Fr. Z. fisks the latest episcopal response to the Holy Father's M.P. This time we have Bishop Joseph V. Adamec of Altoona-Johnstown creating faux regs out of thin air. There must be some sort of Q-document out there floating around that our M.P.-resistant shepherds are lip-syncing to. The groove in the vinyl is getting deeper and deeper. Several innovations keep popping up in diocesan letters to clergy. The Fifty Person Rule seems popular. As does the translation/interpretation given to “stable group.” (NB. The overall implications of the Latin here is something like “a group that is continuously present” or “a group of the faithful with a steadfastly presence.” As Fr. Z. points out, M.P.-resistant bishops are translating the Latin so that the adverb “steadfastly” or “continuously” modifies the faith of the group requesting the E.F., thus making it sound as though the only ones eligible to request the E.F. are those who have “steadfastly adhered to the faith of the older form.” In fact, our Holy Father is saying that the E.F. may be requested by any “group of the faithful with a steadfast presence”).
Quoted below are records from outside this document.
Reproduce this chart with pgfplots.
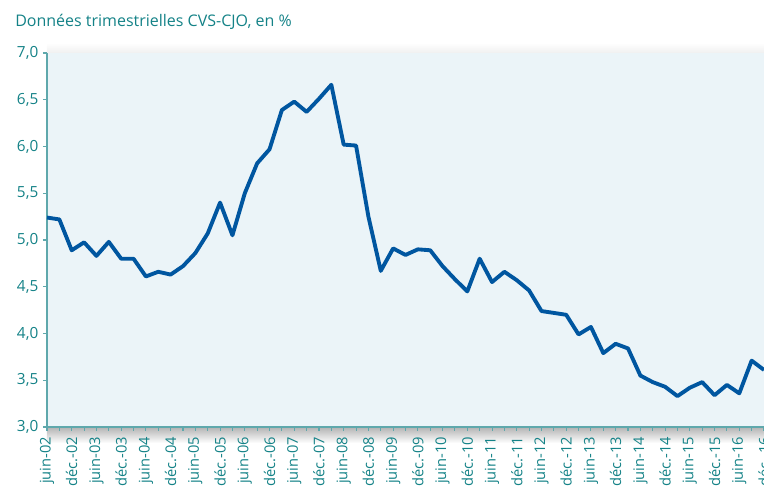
\documentclass[border=0pt]{standalone}
\usepackage{fontspec}
\setmainfont{Open Sans}
\usepackage{pgfplots}
\pgfplotsset{compat=1.18}
\usetikzlibrary{calc}
\definecolor{teal1}{RGB}{20,130,135}
\definecolor{axc}{RGB}{95,168,172}
\definecolor{bgb}{RGB}{235,244,248}
\definecolor{lineb}{RGB}{0,86,160}
\begin{document}
\begin{tikzpicture}[x=1pt,y=1pt]
\path[use as bounding box, clip] (-35.25,-53.25) rectangle (537.75,320.25);
\shade[top color=black!30, bottom color=white] (0,0) rectangle (537.75,-12);
\shade[top color=white, bottom color=black!6] (0,280.5) rectangle (537.75,288);
\begin{axis}[name=ax, at={(0,0)}, anchor=south west, scale only axis,
  width=537.75pt, height=280.5pt,
  xmin=0, xmax=58, ymin=3, ymax=7,
  axis lines*=left,
  axis line style={axc, line width=1pt},
  axis background/.style={fill=bgb},
  ytick={3,3.5,4,4.5,5,5.5,6,6.5,7},
  xtick={0,2,...,58},
  minor xtick={1,3,...,57},
  xticklabels={juin-02,déc.-02,juin-03,déc.-03,juin-04,déc.-04,juin-05,déc.-05,juin-06,déc.-06,juin-07,déc.-07,juin-08,déc.-08,juin-09,déc.-09,juin-10,déc.-10,juin-11,déc.-11,juin-12,déc.-12,juin-13,déc.-13,juin-14,déc.-14,juin-15,déc.-15,juin-16,déc.-16},
  x tick label style={rotate=90, anchor=east, font=\fontsize{11}{13}\selectfont, color=teal1, xshift=-1pt},
  y tick label style={font=\fontsize{11.5}{13}\selectfont, color=teal1},
  yticklabel style={/pgf/number format/.cd, fixed, fixed zerofill, precision=1, use comma, assume math mode=true},
  tick align=outside,
  major tick length=3pt, minor tick length=3pt,
  tick style={axc, line width=0.8pt},
]
\addplot[lineb, line width=2.9pt, line join=round] table {
x y
0 5.24
1 5.22
2 4.89
3 4.975
4 4.83
5 4.98
6 4.80
7 4.80
8 4.61
9 4.66
10 4.63
11 4.72
12 4.86
13 5.07
14 5.40
15 5.05
16 5.50
17 5.82
18 5.97
19 6.39
20 6.48
21 6.37
22 6.51
23 6.66
24 6.02
25 6.01
26 5.25
27 4.67
28 4.91
29 4.84
30 4.90
31 4.89
32 4.72
33 4.58
34 4.45
35 4.80
36 4.55
37 4.66
38 4.57
39 4.46
40 4.24
41 4.22
42 4.20
43 3.99
44 4.07
45 3.79
46 3.89
47 3.84
48 3.55
49 3.48
50 3.43
51 3.33
52 3.42
53 3.48
54 3.34
55 3.45
56 3.36
57 3.71
58 3.61
};
\end{axis}
\node[anchor=base west, font=\fontsize{12}{14}\selectfont, color=teal1, inner sep=0pt] at (-24,300) {Données trimestrielles CVS-CJO, en \%};
\end{tikzpicture}
\end{document}
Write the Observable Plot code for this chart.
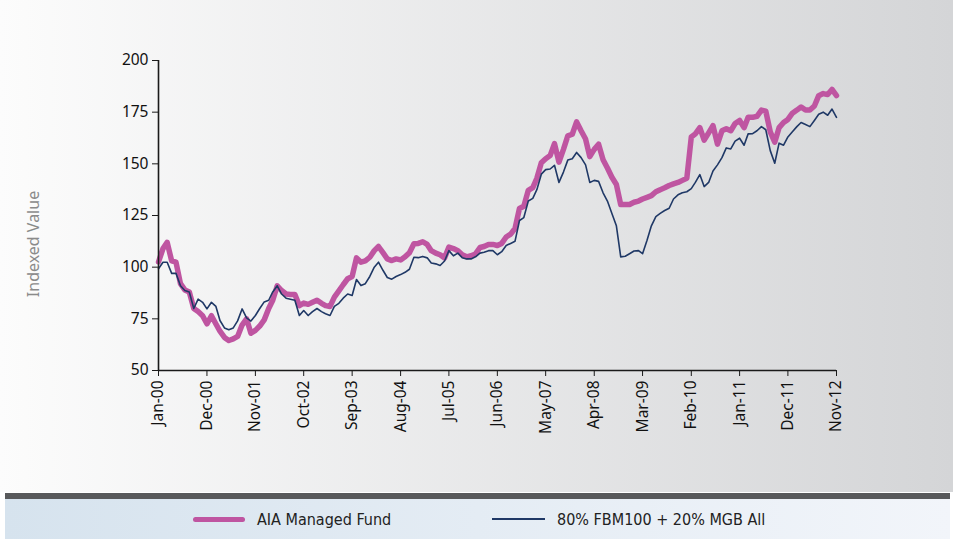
<!DOCTYPE html>
<html><head><meta charset="utf-8">
<script src="https://cdn.jsdelivr.net/npm/d3@7"></script>
<script src="https://cdn.jsdelivr.net/npm/@observablehq/plot@0.6"></script>
<style>
body{margin:0;background:#fff;}
#wrap{position:relative;width:953px;height:539px;overflow:hidden;font-family:"Noto Sans",sans-serif;}
#bg{position:absolute;left:0;top:0;width:953px;height:492px;background:linear-gradient(to right,#fcfcfc,#d4d5d7);}
#chart{position:absolute;left:0;top:0;}
#ylab{position:absolute;left:33px;top:244px;transform:translate(-50%,-50%) rotate(-90deg);white-space:nowrap;font-size:16px;color:#8a8a8a;}
#bar{position:absolute;left:5px;top:493px;width:945px;height:6px;background:#58595b;}
#legend{position:absolute;left:5px;top:499px;width:945px;height:40px;background:linear-gradient(to right,#d6e3ee,#f2f5fa);}
.item{position:absolute;top:0;height:40px;display:flex;align-items:center;font-family:"DejaVu Sans Condensed","DejaVu Sans",sans-serif;font-stretch:condensed;font-size:16px;color:#222;}
.sw{display:inline-block;margin-right:12px;}
</style></head>
<body>
<div id="wrap">
  <div id="bg"></div>
  <div id="chart"></div>
  <div id="ylab">Indexed Value</div>
  <div id="bar"></div>
  <div id="legend">
    <div class="item" style="left:188px"><span class="sw" style="width:52px;height:5px;border-radius:3px;background:#bf55a1"></span><span id="l1"></span></div>
    <div class="item" style="left:487px"><span class="sw" style="width:53px;height:2px;background:#1f3866"></span><span id="l2"></span></div>
  </div>
</div>
<script>
const seriesNames = ["AIA Managed Fund", "80% FBM100 + 20% MGB All"];
const startMonth = "2000-01";
const fundValues = [
102.5,109,112,103,102.4,92,89,88,80,78.5,
76.5,72.6,76.5,72.5,69,66,64.5,65.3,66.5,72,
75,68,69.4,71.5,74.5,80,84,91,88.7,87,
86.8,86.8,81.4,82.6,82,83,84,82.5,81.4,81,
85.5,88.5,91.5,94.4,95.5,104.5,102.4,103,104.8,108,
110,107,104,103.2,104,103.5,105,107,111.3,111.5,
112.3,111,108,106.8,106,104.5,109.7,109,108,106,
105,105.5,106.4,109.5,110,111,111,110.5,111.5,114.6,
116,118.7,128.4,129.5,137.2,138.5,143,150.5,152.5,154,
159.8,150.8,157,163.5,164.3,170.3,166,162,153.5,157,
159.5,152,148,143.5,140,130.3,130.3,130.3,131.4,132,
133,133.8,134.6,136.5,137.5,138.4,139.5,140.3,141,142,
143,163,164.5,167.5,161.5,165,168.5,159.5,166,167,
166,169.5,171,167.5,172.5,172.5,173,176,175.5,165.5,
160.5,167.5,170,171.5,174.5,176,177.5,176,176,178,
183,184,183.5,186,183
];
const benchValues = [
99.2,102.4,102.4,97,97,91,88.7,88,80,84.5,
83,79.8,83,81,74.2,70.6,69.7,70.6,74,79.8,
75.5,73.9,76.6,80,83.2,84,88,91,87,85,
84.5,84,76.6,79,76.6,78.5,80,78.5,77.5,76.6,
81,82.5,85,87,86.3,94,91.1,92,95.5,100,
102.4,98.5,95,94.2,95.5,96.4,97.5,99,104.8,104.6,
105.2,104.5,102,101.6,100.8,103,108,105.5,106.8,104.6,
104,104,105,106.8,107.2,108,108,106,107.5,110.5,
111.5,112.5,122.6,124,132,133.3,137.5,145,147.2,147.5,
149.3,141,146,151.8,152.5,155.5,153,149.5,141,142,
141.5,136,132,126,120,105,105.3,106.5,107.8,108,
106.5,113,120,124.5,126,127.4,128.5,133,135,136,
136.5,138,141,144.8,139,141,146.5,149.5,153,157.7,
157.2,161,162.4,159,164.5,164.6,166,168,166.5,156.4,
150.3,160,159,163,165.5,168,170,169,168,171,
174,175,173.5,176.5,172.5
];
const tickLabels = ["Jan-00","Dec-00","Nov-01","Oct-02","Sep-03","Aug-04","Jul-05","Jun-06","May-07","Apr-08","Mar-09","Feb-10","Jan-11","Dec-11","Nov-12"];
const yTicks = [50,75,100,125,150,175,200];

document.getElementById("l1").textContent = seriesNames[0];
document.getElementById("l2").textContent = seriesNames[1];

const start = d3.utcParse("%Y-%m")(startMonth);
const parseTick = d3.utcParse("%b-%y");
const tickDates = tickLabels.map(parseTick);
const fund = fundValues.map((v,i)=>({date:d3.utcMonth.offset(start,i), value:v}));
const bench = benchValues.map((v,i)=>({date:d3.utcMonth.offset(start,i), value:v}));
const xEnd = tickDates[tickDates.length-1];

const chart = Plot.plot({
  width: 953,
  height: 492,
  marginLeft: 158,
  marginRight: 117,
  marginTop: 60,
  marginBottom: 122,
  style: {background: "transparent", fontFamily: "'Noto Sans', sans-serif", fontSize: "15.5px", color: "#111"},
  x: {type: "utc", domain: [start, xEnd]},
  y: {domain: [50, 200]},
  marks: [
    Plot.line(fund, {x: "date", y: "value", stroke: "#bf55a1", strokeWidth: 5.5, strokeLinejoin: "round", strokeLinecap: "round"}),
    Plot.line(bench, {x: "date", y: "value", stroke: "#1f3866", strokeWidth: 1.6, strokeLinejoin: "round"}),
    Plot.ruleX([start], {y1: 50, y2: 200, stroke: "#1a1a1a", strokeWidth: 1.6}),
    Plot.ruleY([50], {x1: start, x2: xEnd, stroke: "#1a1a1a", strokeWidth: 1.6}),
    Plot.axisY({ticks: yTicks, tickSize: 6, tickPadding: 4, label: null, stroke: "#1a1a1a", fill: "#111"}),
    Plot.axisX({ticks: tickDates, tickFormat: d3.utcFormat("%b-%y"), tickRotate: -90, tickSize: 6, tickPadding: 4, label: null, stroke: "#1a1a1a", fill: "#111"})
  ]
});
document.getElementById("chart").appendChild(chart);
</script>
</body></html>
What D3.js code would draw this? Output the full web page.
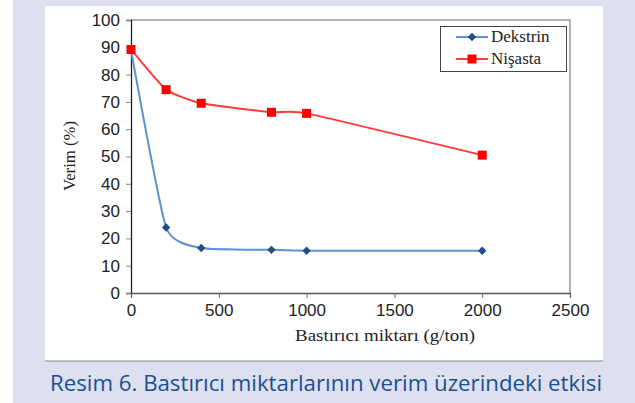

There are other lip-synced lines from the anti-M.P. Q-document. For example, from the good bishop’s letter:
“In order to assure that a priest has the rubrical and linguistic ability to celebrate the extraordinary form of Mass within the Diocese of Altoona-Johnstown, acknowledgement of such is to be obtained from our Diocesan Office of Liturgy. This is only logical. Many of our priests have never celebrated Mass according to the Missal of Blessed John XXIII. Others, who have, have not done so for some time. Our seminaries assure bishops that those leaving to function as priests have the necessary knowledge and facility to celebrate Mass in the current form. Perhaps, in the future, they will also do the same in regard to the extraordinary form. In the interim, the matter will be handled on a diocesan basis.”
Now, no one will dispute that a priest must have the “rubrical and linguistic ability to celebrate” the sacraments of the Church. In fact, knowing the language that one is using is pretty darned important. It is also extremely important that the priest know and follow the rubrics of the rite. So, given all this, here’s my question: why is the bishop requiring priests who want to exercise their option to use Extraordinary Form of the Roman Rite to get a license from his diocesan liturgical office (an office staffed, no doubt, by good, hard-working people who know absolutely nothing about the 1962 Missal, Latin, or anything else liturgical prior to 1983)? Priests who want to opt for the Ordinary Form are not being tested for rubrical and linguistic competence. Nor, apparently, are they even being required to demonstrate the minimal competency that our Holy Father is requiring of those who want to use the E.F. Why the double standard? I’m certainly delighted that some of our bishops have suddenly developed an intense interest in how liturgies are being celebrated in their dioceses. However, one must wonder where this interest was when Fr. Hollywood was warbling his homily on a Mr. Microphone while wearing a faux diamond-studded stole; when Fr. Oprah spent thirty minutes during the penitential rite berating his congregation for voting Republican; when Fr. Hippie jammed Sisters Polly and Ester into spandex leotards and paid them good money to “dance the consecration prayer”?
Episcopal concern for the integrity of the E.F. now would be a lot more credible if it had been preceded by an equally vigorous concern for how the O.F. was celebrated. I'm not sure what we are supposed to do with the bishop's own attempt to deflect charges of a double-standard. He writes: "Our seminaries assure bishops that those leaving to function as priests have the necessary knowledge and facility to celebrate Mass in the current form. Perhaps, in the future, they will also do the same in regard to the extraordinary form. In the interim, the matter will be handled on a diocesan basis.” I will take this as a good sign and wait for the anti-M.P. bishops to require their seminarians to take courses in the celebration of the E.F. How many out there will hold their breath with me while we wait on this novel requirement?